● Direction
Retype each line exactly. Skip images.

Dataset rows:
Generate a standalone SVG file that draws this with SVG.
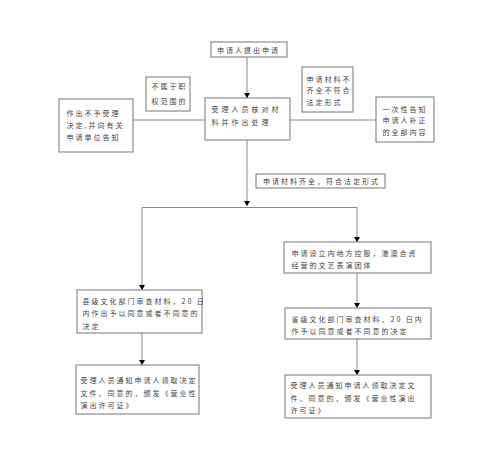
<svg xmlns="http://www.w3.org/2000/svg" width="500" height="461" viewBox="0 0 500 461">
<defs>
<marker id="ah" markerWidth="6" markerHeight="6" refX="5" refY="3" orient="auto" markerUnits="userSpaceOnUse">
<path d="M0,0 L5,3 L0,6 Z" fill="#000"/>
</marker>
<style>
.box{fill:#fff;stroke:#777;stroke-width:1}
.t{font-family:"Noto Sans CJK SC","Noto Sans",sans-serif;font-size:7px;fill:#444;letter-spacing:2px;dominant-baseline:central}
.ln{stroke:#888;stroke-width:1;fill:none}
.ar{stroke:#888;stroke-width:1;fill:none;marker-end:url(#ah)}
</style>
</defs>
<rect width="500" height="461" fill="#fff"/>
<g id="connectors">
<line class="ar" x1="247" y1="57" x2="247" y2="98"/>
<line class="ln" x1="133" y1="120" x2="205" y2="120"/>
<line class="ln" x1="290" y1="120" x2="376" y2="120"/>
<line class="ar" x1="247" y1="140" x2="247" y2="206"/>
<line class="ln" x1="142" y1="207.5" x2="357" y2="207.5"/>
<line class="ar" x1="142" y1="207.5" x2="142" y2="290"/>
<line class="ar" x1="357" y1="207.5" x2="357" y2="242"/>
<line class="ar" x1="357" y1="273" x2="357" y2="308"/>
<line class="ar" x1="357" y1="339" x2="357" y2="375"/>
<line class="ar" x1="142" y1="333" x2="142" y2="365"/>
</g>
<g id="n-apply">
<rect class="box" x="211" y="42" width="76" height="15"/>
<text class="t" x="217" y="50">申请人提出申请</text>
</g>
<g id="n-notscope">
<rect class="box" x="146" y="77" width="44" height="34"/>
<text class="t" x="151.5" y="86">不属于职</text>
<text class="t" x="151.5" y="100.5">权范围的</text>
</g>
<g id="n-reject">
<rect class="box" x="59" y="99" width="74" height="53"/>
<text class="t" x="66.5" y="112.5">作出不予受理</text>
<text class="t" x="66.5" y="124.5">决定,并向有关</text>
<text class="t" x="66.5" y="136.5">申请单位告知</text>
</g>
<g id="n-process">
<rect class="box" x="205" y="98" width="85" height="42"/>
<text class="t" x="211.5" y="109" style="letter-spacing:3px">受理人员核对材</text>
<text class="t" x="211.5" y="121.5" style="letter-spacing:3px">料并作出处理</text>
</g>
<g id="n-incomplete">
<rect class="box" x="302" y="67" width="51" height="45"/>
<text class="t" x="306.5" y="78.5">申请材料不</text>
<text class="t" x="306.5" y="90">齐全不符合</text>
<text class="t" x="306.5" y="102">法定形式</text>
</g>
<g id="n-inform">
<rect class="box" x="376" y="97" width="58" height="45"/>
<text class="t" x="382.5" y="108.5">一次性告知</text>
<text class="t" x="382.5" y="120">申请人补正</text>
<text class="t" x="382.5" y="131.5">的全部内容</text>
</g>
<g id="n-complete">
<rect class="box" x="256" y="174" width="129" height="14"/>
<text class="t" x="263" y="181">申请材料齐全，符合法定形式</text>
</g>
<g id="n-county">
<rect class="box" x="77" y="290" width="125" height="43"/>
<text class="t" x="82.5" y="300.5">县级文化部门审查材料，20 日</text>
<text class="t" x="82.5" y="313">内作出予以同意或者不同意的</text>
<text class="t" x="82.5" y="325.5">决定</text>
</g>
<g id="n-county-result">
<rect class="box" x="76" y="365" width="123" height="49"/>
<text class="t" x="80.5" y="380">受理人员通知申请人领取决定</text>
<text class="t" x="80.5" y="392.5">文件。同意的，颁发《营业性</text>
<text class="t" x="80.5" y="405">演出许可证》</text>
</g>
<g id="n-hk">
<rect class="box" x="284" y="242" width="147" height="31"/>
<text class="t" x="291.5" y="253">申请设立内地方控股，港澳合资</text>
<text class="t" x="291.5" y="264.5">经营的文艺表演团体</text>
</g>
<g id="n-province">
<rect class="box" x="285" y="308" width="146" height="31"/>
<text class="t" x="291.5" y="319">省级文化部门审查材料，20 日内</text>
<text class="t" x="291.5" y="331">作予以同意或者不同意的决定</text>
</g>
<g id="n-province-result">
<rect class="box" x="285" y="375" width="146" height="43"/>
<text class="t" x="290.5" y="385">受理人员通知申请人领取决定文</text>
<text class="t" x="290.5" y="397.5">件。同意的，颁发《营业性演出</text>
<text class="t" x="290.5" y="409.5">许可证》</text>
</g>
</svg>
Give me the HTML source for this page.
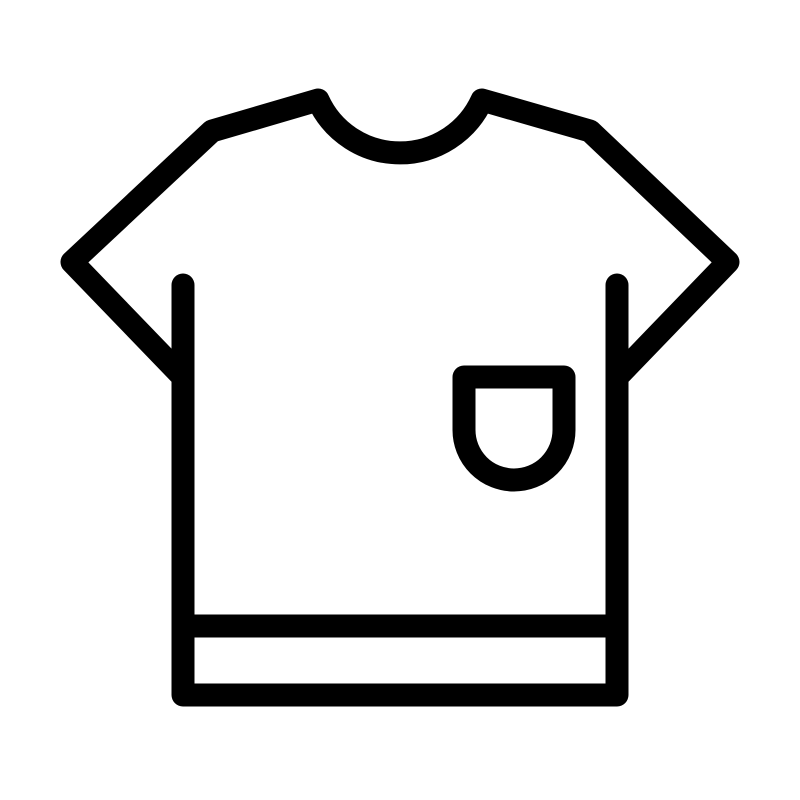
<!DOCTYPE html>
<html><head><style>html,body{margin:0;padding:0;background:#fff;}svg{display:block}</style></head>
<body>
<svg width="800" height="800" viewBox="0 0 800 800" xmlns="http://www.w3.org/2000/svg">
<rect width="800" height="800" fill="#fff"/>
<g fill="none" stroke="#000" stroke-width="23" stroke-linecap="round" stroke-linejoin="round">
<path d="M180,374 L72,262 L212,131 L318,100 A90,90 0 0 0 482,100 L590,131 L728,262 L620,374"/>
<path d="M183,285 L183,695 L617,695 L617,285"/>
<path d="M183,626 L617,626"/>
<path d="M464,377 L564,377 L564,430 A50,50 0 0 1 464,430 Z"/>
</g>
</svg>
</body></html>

● Written answer
Generate a standalone SVG file that draws this with SVG.
<svg xmlns="http://www.w3.org/2000/svg" width="500" height="461" viewBox="0 0 500 461">
<defs>
<marker id="ah" markerWidth="6" markerHeight="6" refX="5" refY="3" orient="auto" markerUnits="userSpaceOnUse">
<path d="M0,0 L5,3 L0,6 Z" fill="#000"/>
</marker>
<style>
.box{fill:#fff;stroke:#777;stroke-width:1}
.t{font-family:"Noto Sans CJK SC","Noto Sans",sans-serif;font-size:7px;fill:#444;letter-spacing:2px;dominant-baseline:central}
.ln{stroke:#888;stroke-width:1;fill:none}
.ar{stroke:#888;stroke-width:1;fill:none;marker-end:url(#ah)}
</style>
</defs>
<rect width="500" height="461" fill="#fff"/>
<g id="connectors">
<line class="ar" x1="247" y1="57" x2="247" y2="98"/>
<line class="ln" x1="133" y1="120" x2="205" y2="120"/>
<line class="ln" x1="290" y1="120" x2="376" y2="120"/>
<line class="ar" x1="247" y1="140" x2="247" y2="206"/>
<line class="ln" x1="142" y1="207.5" x2="357" y2="207.5"/>
<line class="ar" x1="142" y1="207.5" x2="142" y2="290"/>
<line class="ar" x1="357" y1="207.5" x2="357" y2="242"/>
<line class="ar" x1="357" y1="273" x2="357" y2="308"/>
<line class="ar" x1="357" y1="339" x2="357" y2="375"/>
<line class="ar" x1="142" y1="333" x2="142" y2="365"/>
</g>
<g id="n-apply">
<rect class="box" x="211" y="42" width="76" height="15"/>
<text class="t" x="217" y="50">申请人提出申请</text>
</g>
<g id="n-notscope">
<rect class="box" x="146" y="77" width="44" height="34"/>
<text class="t" x="151.5" y="86">不属于职</text>
<text class="t" x="151.5" y="100.5">权范围的</text>
</g>
<g id="n-reject">
<rect class="box" x="59" y="99" width="74" height="53"/>
<text class="t" x="66.5" y="112.5">作出不予受理</text>
<text class="t" x="66.5" y="124.5">决定,并向有关</text>
<text class="t" x="66.5" y="136.5">申请单位告知</text>
</g>
<g id="n-process">
<rect class="box" x="205" y="98" width="85" height="42"/>
<text class="t" x="211.5" y="109" style="letter-spacing:3px">受理人员核对材</text>
<text class="t" x="211.5" y="121.5" style="letter-spacing:3px">料并作出处理</text>
</g>
<g id="n-incomplete">
<rect class="box" x="302" y="67" width="51" height="45"/>
<text class="t" x="306.5" y="78.5">申请材料不</text>
<text class="t" x="306.5" y="90">齐全不符合</text>
<text class="t" x="306.5" y="102">法定形式</text>
</g>
<g id="n-inform">
<rect class="box" x="376" y="97" width="58" height="45"/>
<text class="t" x="382.5" y="108.5">一次性告知</text>
<text class="t" x="382.5" y="120">申请人补正</text>
<text class="t" x="382.5" y="131.5">的全部内容</text>
</g>
<g id="n-complete">
<rect class="box" x="256" y="174" width="129" height="14"/>
<text class="t" x="263" y="181">申请材料齐全，符合法定形式</text>
</g>
<g id="n-county">
<rect class="box" x="77" y="290" width="125" height="43"/>
<text class="t" x="82.5" y="300.5">县级文化部门审查材料，20 日</text>
<text class="t" x="82.5" y="313">内作出予以同意或者不同意的</text>
<text class="t" x="82.5" y="325.5">决定</text>
</g>
<g id="n-county-result">
<rect class="box" x="76" y="365" width="123" height="49"/>
<text class="t" x="80.5" y="380">受理人员通知申请人领取决定</text>
<text class="t" x="80.5" y="392.5">文件。同意的，颁发《营业性</text>
<text class="t" x="80.5" y="405">演出许可证》</text>
</g>
<g id="n-hk">
<rect class="box" x="284" y="242" width="147" height="31"/>
<text class="t" x="291.5" y="253">申请设立内地方控股，港澳合资</text>
<text class="t" x="291.5" y="264.5">经营的文艺表演团体</text>
</g>
<g id="n-province">
<rect class="box" x="285" y="308" width="146" height="31"/>
<text class="t" x="291.5" y="319">省级文化部门审查材料，20 日内</text>
<text class="t" x="291.5" y="331">作予以同意或者不同意的决定</text>
</g>
<g id="n-province-result">
<rect class="box" x="285" y="375" width="146" height="43"/>
<text class="t" x="290.5" y="385">受理人员通知申请人领取决定文</text>
<text class="t" x="290.5" y="397.5">件。同意的，颁发《营业性演出</text>
<text class="t" x="290.5" y="409.5">许可证》</text>
</g>
</svg>
Give me the HTML source for this page.
<!DOCTYPE html>
<html><head><style>html,body{margin:0;padding:0;background:#fff;}svg{display:block}</style></head>
<body>
<svg width="800" height="800" viewBox="0 0 800 800" xmlns="http://www.w3.org/2000/svg">
<rect width="800" height="800" fill="#fff"/>
<g fill="none" stroke="#000" stroke-width="23" stroke-linecap="round" stroke-linejoin="round">
<path d="M180,374 L72,262 L212,131 L318,100 A90,90 0 0 0 482,100 L590,131 L728,262 L620,374"/>
<path d="M183,285 L183,695 L617,695 L617,285"/>
<path d="M183,626 L617,626"/>
<path d="M464,377 L564,377 L564,430 A50,50 0 0 1 464,430 Z"/>
</g>
</svg>
</body></html>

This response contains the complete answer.